__EXERCISE GOAL__: Copy out each line below that has the word "code" in it.

__MATERIAL__:

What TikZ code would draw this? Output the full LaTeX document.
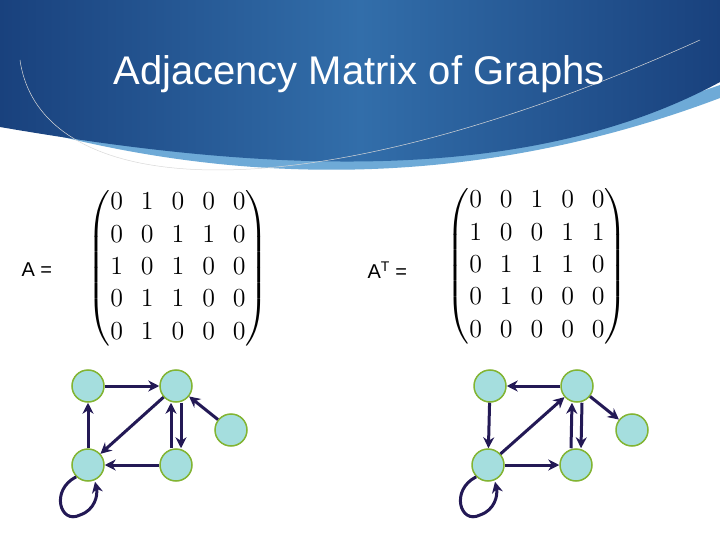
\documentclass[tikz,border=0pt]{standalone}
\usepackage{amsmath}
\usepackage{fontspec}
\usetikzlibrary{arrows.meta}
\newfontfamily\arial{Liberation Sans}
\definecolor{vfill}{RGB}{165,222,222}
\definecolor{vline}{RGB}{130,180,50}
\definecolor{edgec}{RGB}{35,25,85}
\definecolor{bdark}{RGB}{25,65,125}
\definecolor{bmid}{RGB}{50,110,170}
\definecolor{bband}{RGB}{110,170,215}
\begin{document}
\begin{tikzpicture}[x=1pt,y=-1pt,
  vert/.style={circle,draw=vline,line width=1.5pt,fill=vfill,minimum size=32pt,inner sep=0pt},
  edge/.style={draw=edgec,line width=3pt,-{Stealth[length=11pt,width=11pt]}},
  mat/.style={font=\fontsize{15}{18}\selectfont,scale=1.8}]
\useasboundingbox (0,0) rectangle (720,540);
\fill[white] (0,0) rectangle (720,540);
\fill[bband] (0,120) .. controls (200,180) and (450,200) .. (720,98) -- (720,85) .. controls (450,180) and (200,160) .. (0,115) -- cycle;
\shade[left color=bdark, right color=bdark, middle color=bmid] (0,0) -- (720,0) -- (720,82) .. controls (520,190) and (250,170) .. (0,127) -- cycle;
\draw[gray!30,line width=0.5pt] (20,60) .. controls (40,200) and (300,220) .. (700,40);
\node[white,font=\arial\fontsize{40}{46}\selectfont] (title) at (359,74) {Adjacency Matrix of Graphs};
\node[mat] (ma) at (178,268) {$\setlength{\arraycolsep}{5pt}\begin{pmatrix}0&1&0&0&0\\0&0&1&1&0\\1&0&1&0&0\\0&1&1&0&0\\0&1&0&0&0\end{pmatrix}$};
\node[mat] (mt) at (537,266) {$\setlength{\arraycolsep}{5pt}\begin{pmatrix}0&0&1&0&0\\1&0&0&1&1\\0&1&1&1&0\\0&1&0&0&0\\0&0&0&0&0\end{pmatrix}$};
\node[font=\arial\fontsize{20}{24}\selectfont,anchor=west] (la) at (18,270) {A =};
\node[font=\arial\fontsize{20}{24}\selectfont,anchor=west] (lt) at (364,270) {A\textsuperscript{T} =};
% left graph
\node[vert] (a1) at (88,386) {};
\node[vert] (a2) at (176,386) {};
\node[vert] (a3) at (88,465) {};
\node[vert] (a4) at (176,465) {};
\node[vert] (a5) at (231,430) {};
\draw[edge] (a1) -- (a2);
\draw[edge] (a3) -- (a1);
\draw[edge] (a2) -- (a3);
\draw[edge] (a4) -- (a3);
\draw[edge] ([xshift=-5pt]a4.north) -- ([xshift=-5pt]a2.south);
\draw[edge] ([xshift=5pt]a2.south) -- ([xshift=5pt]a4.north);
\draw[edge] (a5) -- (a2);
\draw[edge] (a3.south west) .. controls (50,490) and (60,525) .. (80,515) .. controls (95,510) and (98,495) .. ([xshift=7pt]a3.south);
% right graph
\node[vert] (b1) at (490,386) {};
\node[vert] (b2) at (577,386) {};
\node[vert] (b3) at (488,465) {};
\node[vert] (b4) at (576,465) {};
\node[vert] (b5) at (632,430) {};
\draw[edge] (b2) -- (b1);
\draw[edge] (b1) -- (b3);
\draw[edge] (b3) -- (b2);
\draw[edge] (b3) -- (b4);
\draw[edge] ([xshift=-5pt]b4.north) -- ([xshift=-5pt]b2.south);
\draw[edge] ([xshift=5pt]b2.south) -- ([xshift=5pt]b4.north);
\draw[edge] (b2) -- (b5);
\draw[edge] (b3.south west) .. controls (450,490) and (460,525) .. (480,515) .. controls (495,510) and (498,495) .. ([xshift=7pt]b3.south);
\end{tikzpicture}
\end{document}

...

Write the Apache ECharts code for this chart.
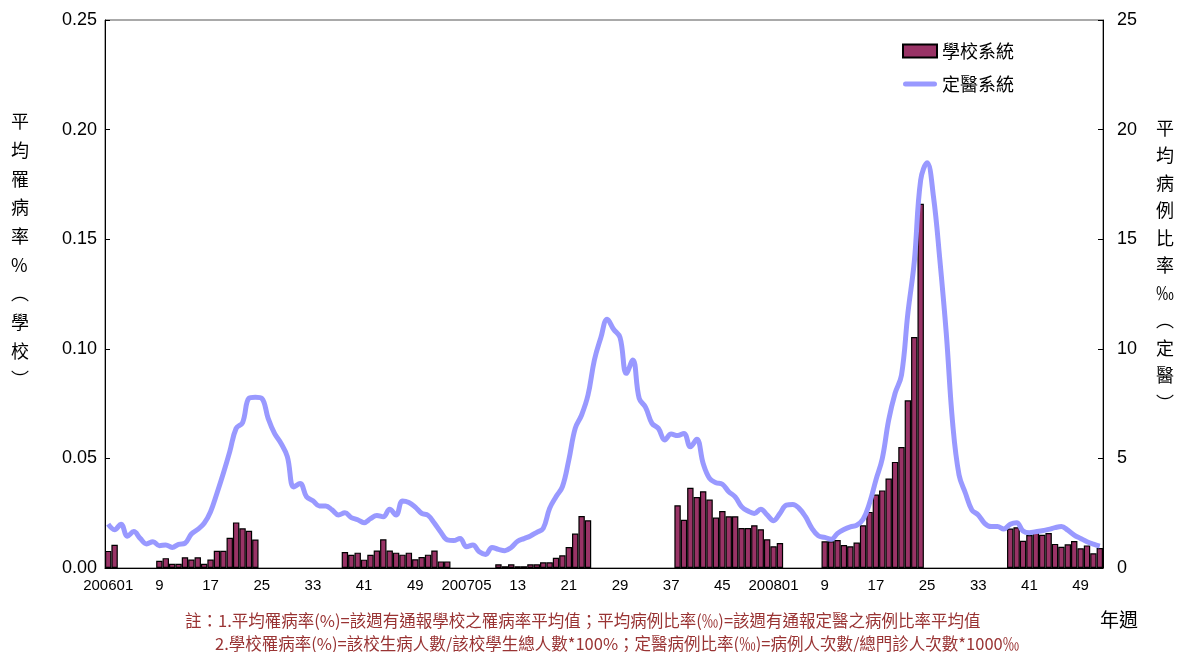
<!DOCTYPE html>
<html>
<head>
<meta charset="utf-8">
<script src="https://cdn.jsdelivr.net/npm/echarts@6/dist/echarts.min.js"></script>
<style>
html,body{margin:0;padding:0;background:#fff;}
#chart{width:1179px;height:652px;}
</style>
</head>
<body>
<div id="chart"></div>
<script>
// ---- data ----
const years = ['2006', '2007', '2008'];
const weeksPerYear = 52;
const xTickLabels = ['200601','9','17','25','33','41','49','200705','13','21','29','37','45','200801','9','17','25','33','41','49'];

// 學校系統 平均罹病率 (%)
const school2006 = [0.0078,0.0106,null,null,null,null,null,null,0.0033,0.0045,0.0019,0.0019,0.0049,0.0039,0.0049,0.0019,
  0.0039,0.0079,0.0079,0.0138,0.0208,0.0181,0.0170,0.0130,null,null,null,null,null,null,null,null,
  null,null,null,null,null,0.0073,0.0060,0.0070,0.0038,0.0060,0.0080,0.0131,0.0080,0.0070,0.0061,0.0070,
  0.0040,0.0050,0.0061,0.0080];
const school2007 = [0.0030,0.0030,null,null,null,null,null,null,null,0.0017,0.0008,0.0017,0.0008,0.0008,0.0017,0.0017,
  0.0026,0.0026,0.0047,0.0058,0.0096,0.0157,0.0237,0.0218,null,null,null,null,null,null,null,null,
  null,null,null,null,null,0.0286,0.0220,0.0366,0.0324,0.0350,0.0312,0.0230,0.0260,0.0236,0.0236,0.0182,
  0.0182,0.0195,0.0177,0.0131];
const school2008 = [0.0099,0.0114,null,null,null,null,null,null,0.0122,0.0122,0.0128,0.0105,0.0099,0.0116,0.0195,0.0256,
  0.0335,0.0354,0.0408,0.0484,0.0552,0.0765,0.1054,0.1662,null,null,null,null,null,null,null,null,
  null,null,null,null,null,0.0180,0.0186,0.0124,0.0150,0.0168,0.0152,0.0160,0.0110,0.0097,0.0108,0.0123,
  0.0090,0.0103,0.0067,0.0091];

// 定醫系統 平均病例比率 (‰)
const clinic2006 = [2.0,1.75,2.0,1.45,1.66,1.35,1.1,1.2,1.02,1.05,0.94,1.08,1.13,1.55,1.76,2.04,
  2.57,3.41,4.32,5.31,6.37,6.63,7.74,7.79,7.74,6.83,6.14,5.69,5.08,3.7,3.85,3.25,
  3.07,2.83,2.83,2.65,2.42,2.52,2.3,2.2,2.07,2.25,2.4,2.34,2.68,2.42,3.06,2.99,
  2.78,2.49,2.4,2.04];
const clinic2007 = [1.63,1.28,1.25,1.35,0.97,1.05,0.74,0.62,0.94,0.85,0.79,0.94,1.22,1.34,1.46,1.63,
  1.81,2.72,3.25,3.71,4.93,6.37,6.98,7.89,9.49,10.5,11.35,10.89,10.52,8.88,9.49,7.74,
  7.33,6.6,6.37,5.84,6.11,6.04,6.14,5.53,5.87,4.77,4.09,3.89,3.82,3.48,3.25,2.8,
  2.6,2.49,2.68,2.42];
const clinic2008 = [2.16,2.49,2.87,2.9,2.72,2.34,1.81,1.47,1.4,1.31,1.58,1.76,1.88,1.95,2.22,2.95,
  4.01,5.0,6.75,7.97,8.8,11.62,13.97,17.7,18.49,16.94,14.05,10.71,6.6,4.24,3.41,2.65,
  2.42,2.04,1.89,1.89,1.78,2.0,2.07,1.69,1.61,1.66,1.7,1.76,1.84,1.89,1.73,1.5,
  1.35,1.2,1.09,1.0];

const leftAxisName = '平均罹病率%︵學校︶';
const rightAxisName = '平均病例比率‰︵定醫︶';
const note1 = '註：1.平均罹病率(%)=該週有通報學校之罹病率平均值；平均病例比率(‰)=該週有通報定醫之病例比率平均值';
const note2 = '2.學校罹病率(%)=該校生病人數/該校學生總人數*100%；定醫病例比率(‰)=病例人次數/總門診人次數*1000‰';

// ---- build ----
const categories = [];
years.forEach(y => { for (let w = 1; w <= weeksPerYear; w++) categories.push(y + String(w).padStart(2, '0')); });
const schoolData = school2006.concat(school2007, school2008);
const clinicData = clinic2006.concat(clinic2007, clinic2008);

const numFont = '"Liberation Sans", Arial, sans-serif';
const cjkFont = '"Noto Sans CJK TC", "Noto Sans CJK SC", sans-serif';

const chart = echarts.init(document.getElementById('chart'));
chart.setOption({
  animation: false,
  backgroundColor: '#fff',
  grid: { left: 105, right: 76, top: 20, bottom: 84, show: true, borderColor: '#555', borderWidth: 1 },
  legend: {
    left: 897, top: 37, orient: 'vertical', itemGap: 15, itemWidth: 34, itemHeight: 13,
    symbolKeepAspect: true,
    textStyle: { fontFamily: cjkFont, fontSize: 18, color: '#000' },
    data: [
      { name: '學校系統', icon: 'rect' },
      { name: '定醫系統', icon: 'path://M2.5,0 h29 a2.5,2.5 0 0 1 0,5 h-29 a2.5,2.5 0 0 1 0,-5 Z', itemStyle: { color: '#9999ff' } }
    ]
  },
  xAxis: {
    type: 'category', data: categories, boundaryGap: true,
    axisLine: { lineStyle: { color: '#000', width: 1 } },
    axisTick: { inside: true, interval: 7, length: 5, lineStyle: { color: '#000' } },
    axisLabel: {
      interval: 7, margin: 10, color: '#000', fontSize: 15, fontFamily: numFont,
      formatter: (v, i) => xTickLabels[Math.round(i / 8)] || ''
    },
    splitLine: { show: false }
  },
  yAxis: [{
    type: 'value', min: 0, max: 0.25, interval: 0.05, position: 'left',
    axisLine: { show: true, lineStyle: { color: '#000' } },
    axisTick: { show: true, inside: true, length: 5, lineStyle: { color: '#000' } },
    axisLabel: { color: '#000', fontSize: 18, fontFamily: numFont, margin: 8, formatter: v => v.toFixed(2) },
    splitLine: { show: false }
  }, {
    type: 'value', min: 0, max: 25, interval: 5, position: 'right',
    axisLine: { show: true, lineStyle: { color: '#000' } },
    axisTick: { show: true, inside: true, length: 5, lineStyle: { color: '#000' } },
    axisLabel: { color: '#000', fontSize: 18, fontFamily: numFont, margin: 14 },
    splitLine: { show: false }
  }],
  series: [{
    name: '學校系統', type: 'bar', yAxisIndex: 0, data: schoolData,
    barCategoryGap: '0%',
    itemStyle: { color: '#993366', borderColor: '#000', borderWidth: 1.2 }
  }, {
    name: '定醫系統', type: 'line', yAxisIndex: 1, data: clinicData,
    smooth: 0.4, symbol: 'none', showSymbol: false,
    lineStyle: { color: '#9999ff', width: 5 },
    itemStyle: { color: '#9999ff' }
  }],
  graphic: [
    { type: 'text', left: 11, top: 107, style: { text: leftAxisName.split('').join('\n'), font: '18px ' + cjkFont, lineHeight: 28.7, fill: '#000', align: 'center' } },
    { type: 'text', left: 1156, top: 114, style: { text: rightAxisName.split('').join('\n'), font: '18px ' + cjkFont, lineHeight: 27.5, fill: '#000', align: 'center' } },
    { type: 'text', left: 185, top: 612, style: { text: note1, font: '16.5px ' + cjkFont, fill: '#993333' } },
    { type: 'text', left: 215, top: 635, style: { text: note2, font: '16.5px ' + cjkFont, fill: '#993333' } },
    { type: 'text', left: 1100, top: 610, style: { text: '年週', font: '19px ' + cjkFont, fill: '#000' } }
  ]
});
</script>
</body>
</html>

__ANSWER BELOW__:
What TikZ code would draw this? Output the full LaTeX document.
Write the Apache ECharts code for this chart.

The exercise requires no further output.